What the task requires
Write out the material exactly. Do not include the pictures.

Material
⟨

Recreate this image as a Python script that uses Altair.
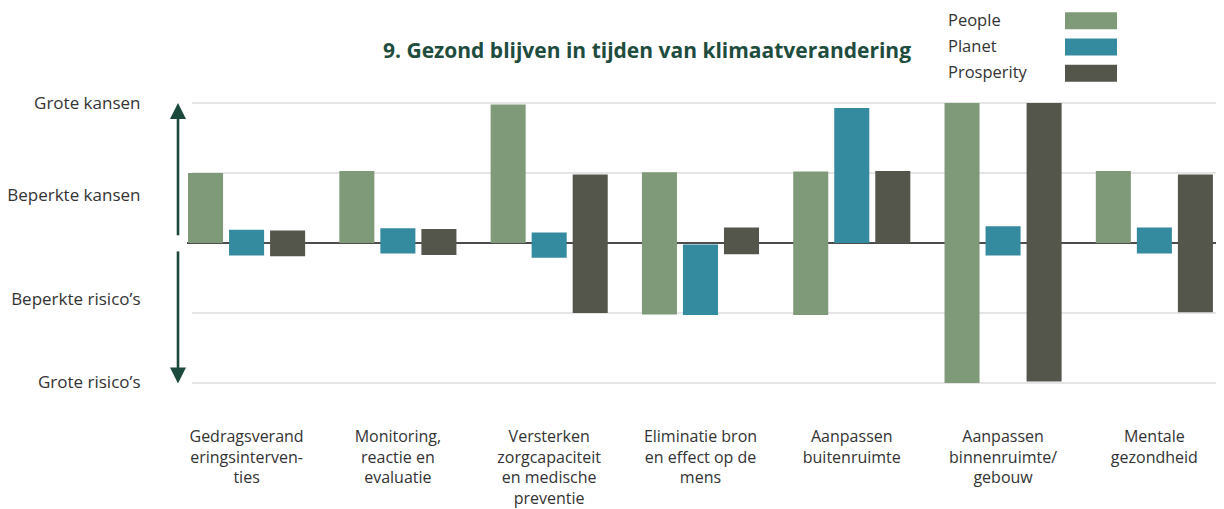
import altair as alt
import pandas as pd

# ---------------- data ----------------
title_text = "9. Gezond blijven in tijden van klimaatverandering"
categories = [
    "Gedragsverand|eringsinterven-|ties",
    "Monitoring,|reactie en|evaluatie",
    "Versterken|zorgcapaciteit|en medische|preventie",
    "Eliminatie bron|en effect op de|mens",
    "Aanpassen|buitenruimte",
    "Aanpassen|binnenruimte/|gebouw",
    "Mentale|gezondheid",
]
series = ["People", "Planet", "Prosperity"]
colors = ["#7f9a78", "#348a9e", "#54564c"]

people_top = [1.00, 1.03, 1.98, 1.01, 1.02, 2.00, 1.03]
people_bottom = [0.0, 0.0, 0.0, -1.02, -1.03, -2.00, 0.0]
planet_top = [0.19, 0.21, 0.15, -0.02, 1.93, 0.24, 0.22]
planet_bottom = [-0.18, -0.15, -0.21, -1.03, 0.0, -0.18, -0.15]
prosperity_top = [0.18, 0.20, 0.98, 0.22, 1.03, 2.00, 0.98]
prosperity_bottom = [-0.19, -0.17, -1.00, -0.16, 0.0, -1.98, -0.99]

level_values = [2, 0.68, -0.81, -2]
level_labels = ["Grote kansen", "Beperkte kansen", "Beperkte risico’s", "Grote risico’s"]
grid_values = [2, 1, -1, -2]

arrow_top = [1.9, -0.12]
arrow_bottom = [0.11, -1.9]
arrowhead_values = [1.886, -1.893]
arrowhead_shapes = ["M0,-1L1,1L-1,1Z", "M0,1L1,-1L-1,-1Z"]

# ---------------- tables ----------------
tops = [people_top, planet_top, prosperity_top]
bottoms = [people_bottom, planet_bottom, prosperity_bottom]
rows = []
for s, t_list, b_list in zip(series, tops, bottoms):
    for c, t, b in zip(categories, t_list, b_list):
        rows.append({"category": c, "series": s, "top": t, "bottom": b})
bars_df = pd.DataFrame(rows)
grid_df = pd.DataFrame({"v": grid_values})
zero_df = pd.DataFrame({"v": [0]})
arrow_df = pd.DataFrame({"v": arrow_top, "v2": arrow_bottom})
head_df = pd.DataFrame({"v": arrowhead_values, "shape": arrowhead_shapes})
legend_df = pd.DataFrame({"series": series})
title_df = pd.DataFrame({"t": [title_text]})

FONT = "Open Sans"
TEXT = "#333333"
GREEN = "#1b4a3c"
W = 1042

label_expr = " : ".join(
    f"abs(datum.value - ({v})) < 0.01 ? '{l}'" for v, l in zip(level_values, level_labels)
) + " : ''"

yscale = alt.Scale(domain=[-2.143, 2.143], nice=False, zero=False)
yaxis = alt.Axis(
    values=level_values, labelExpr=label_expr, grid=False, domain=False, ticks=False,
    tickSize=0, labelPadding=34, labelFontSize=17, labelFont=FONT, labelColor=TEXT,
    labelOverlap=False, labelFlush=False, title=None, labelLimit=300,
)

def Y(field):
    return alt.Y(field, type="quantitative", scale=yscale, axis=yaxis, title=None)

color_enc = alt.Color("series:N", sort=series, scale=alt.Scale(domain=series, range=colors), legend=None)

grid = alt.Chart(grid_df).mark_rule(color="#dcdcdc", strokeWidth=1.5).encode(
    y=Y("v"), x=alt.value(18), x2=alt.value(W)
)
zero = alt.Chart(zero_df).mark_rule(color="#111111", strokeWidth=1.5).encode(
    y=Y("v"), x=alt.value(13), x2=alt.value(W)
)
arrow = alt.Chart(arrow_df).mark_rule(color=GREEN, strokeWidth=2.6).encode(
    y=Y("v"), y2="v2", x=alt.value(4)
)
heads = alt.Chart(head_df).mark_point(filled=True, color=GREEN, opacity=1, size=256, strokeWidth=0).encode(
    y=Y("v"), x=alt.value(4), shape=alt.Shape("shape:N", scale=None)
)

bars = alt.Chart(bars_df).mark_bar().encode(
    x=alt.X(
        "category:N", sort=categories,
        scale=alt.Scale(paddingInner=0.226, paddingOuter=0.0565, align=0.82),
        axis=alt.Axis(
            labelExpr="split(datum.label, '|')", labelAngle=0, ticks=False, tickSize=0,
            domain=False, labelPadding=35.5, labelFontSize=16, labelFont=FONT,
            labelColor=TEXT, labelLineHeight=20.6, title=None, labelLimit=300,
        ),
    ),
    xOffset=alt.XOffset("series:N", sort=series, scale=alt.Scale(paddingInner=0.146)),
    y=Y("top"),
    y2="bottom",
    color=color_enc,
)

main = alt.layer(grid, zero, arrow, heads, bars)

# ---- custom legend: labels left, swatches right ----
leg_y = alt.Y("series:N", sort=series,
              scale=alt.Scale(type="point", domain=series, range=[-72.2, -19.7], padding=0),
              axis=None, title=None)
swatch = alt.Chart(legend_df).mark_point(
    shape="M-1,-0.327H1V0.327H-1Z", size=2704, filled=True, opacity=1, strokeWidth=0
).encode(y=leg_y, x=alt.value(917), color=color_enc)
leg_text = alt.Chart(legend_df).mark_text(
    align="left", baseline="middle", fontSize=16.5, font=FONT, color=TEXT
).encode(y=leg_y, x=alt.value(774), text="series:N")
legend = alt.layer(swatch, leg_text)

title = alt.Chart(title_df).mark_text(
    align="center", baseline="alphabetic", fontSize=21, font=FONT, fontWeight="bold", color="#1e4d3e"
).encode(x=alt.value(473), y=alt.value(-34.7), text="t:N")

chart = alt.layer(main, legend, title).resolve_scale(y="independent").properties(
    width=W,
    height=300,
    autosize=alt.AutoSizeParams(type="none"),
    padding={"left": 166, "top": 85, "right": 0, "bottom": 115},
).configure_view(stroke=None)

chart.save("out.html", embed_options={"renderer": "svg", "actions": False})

⟩

The completed task
Recreate this image as a Python script that uses Altair.
import altair as alt
import pandas as pd

# ---------------- data ----------------
title_text = "9. Gezond blijven in tijden van klimaatverandering"
categories = [
    "Gedragsverand|eringsinterven-|ties",
    "Monitoring,|reactie en|evaluatie",
    "Versterken|zorgcapaciteit|en medische|preventie",
    "Eliminatie bron|en effect op de|mens",
    "Aanpassen|buitenruimte",
    "Aanpassen|binnenruimte/|gebouw",
    "Mentale|gezondheid",
]
series = ["People", "Planet", "Prosperity"]
colors = ["#7f9a78", "#348a9e", "#54564c"]

people_top = [1.00, 1.03, 1.98, 1.01, 1.02, 2.00, 1.03]
people_bottom = [0.0, 0.0, 0.0, -1.02, -1.03, -2.00, 0.0]
planet_top = [0.19, 0.21, 0.15, -0.02, 1.93, 0.24, 0.22]
planet_bottom = [-0.18, -0.15, -0.21, -1.03, 0.0, -0.18, -0.15]
prosperity_top = [0.18, 0.20, 0.98, 0.22, 1.03, 2.00, 0.98]
prosperity_bottom = [-0.19, -0.17, -1.00, -0.16, 0.0, -1.98, -0.99]

level_values = [2, 0.68, -0.81, -2]
level_labels = ["Grote kansen", "Beperkte kansen", "Beperkte risico’s", "Grote risico’s"]
grid_values = [2, 1, -1, -2]

arrow_top = [1.9, -0.12]
arrow_bottom = [0.11, -1.9]
arrowhead_values = [1.886, -1.893]
arrowhead_shapes = ["M0,-1L1,1L-1,1Z", "M0,1L1,-1L-1,-1Z"]

# ---------------- tables ----------------
tops = [people_top, planet_top, prosperity_top]
bottoms = [people_bottom, planet_bottom, prosperity_bottom]
rows = []
for s, t_list, b_list in zip(series, tops, bottoms):
    for c, t, b in zip(categories, t_list, b_list):
        rows.append({"category": c, "series": s, "top": t, "bottom": b})
bars_df = pd.DataFrame(rows)
grid_df = pd.DataFrame({"v": grid_values})
zero_df = pd.DataFrame({"v": [0]})
arrow_df = pd.DataFrame({"v": arrow_top, "v2": arrow_bottom})
head_df = pd.DataFrame({"v": arrowhead_values, "shape": arrowhead_shapes})
legend_df = pd.DataFrame({"series": series})
title_df = pd.DataFrame({"t": [title_text]})

FONT = "Open Sans"
TEXT = "#333333"
GREEN = "#1b4a3c"
W = 1042

label_expr = " : ".join(
    f"abs(datum.value - ({v})) < 0.01 ? '{l}'" for v, l in zip(level_values, level_labels)
) + " : ''"

yscale = alt.Scale(domain=[-2.143, 2.143], nice=False, zero=False)
yaxis = alt.Axis(
    values=level_values, labelExpr=label_expr, grid=False, domain=False, ticks=False,
    tickSize=0, labelPadding=34, labelFontSize=17, labelFont=FONT, labelColor=TEXT,
    labelOverlap=False, labelFlush=False, title=None, labelLimit=300,
)

def Y(field):
    return alt.Y(field, type="quantitative", scale=yscale, axis=yaxis, title=None)

color_enc = alt.Color("series:N", sort=series, scale=alt.Scale(domain=series, range=colors), legend=None)

grid = alt.Chart(grid_df).mark_rule(color="#dcdcdc", strokeWidth=1.5).encode(
    y=Y("v"), x=alt.value(18), x2=alt.value(W)
)
zero = alt.Chart(zero_df).mark_rule(color="#111111", strokeWidth=1.5).encode(
    y=Y("v"), x=alt.value(13), x2=alt.value(W)
)
arrow = alt.Chart(arrow_df).mark_rule(color=GREEN, strokeWidth=2.6).encode(
    y=Y("v"), y2="v2", x=alt.value(4)
)
heads = alt.Chart(head_df).mark_point(filled=True, color=GREEN, opacity=1, size=256, strokeWidth=0).encode(
    y=Y("v"), x=alt.value(4), shape=alt.Shape("shape:N", scale=None)
)

bars = alt.Chart(bars_df).mark_bar().encode(
    x=alt.X(
        "category:N", sort=categories,
        scale=alt.Scale(paddingInner=0.226, paddingOuter=0.0565, align=0.82),
        axis=alt.Axis(
            labelExpr="split(datum.label, '|')", labelAngle=0, ticks=False, tickSize=0,
            domain=False, labelPadding=35.5, labelFontSize=16, labelFont=FONT,
            labelColor=TEXT, labelLineHeight=20.6, title=None, labelLimit=300,
        ),
    ),
    xOffset=alt.XOffset("series:N", sort=series, scale=alt.Scale(paddingInner=0.146)),
    y=Y("top"),
    y2="bottom",
    color=color_enc,
)

main = alt.layer(grid, zero, arrow, heads, bars)

# ---- custom legend: labels left, swatches right ----
leg_y = alt.Y("series:N", sort=series,
              scale=alt.Scale(type="point", domain=series, range=[-72.2, -19.7], padding=0),
              axis=None, title=None)
swatch = alt.Chart(legend_df).mark_point(
    shape="M-1,-0.327H1V0.327H-1Z", size=2704, filled=True, opacity=1, strokeWidth=0
).encode(y=leg_y, x=alt.value(917), color=color_enc)
leg_text = alt.Chart(legend_df).mark_text(
    align="left", baseline="middle", fontSize=16.5, font=FONT, color=TEXT
).encode(y=leg_y, x=alt.value(774), text="series:N")
legend = alt.layer(swatch, leg_text)

title = alt.Chart(title_df).mark_text(
    align="center", baseline="alphabetic", fontSize=21, font=FONT, fontWeight="bold", color="#1e4d3e"
).encode(x=alt.value(473), y=alt.value(-34.7), text="t:N")

chart = alt.layer(main, legend, title).resolve_scale(y="independent").properties(
    width=W,
    height=300,
    autosize=alt.AutoSizeParams(type="none"),
    padding={"left": 166, "top": 85, "right": 0, "bottom": 115},
).configure_view(stroke=None)

chart.save("out.html", embed_options={"renderer": "svg", "actions": False})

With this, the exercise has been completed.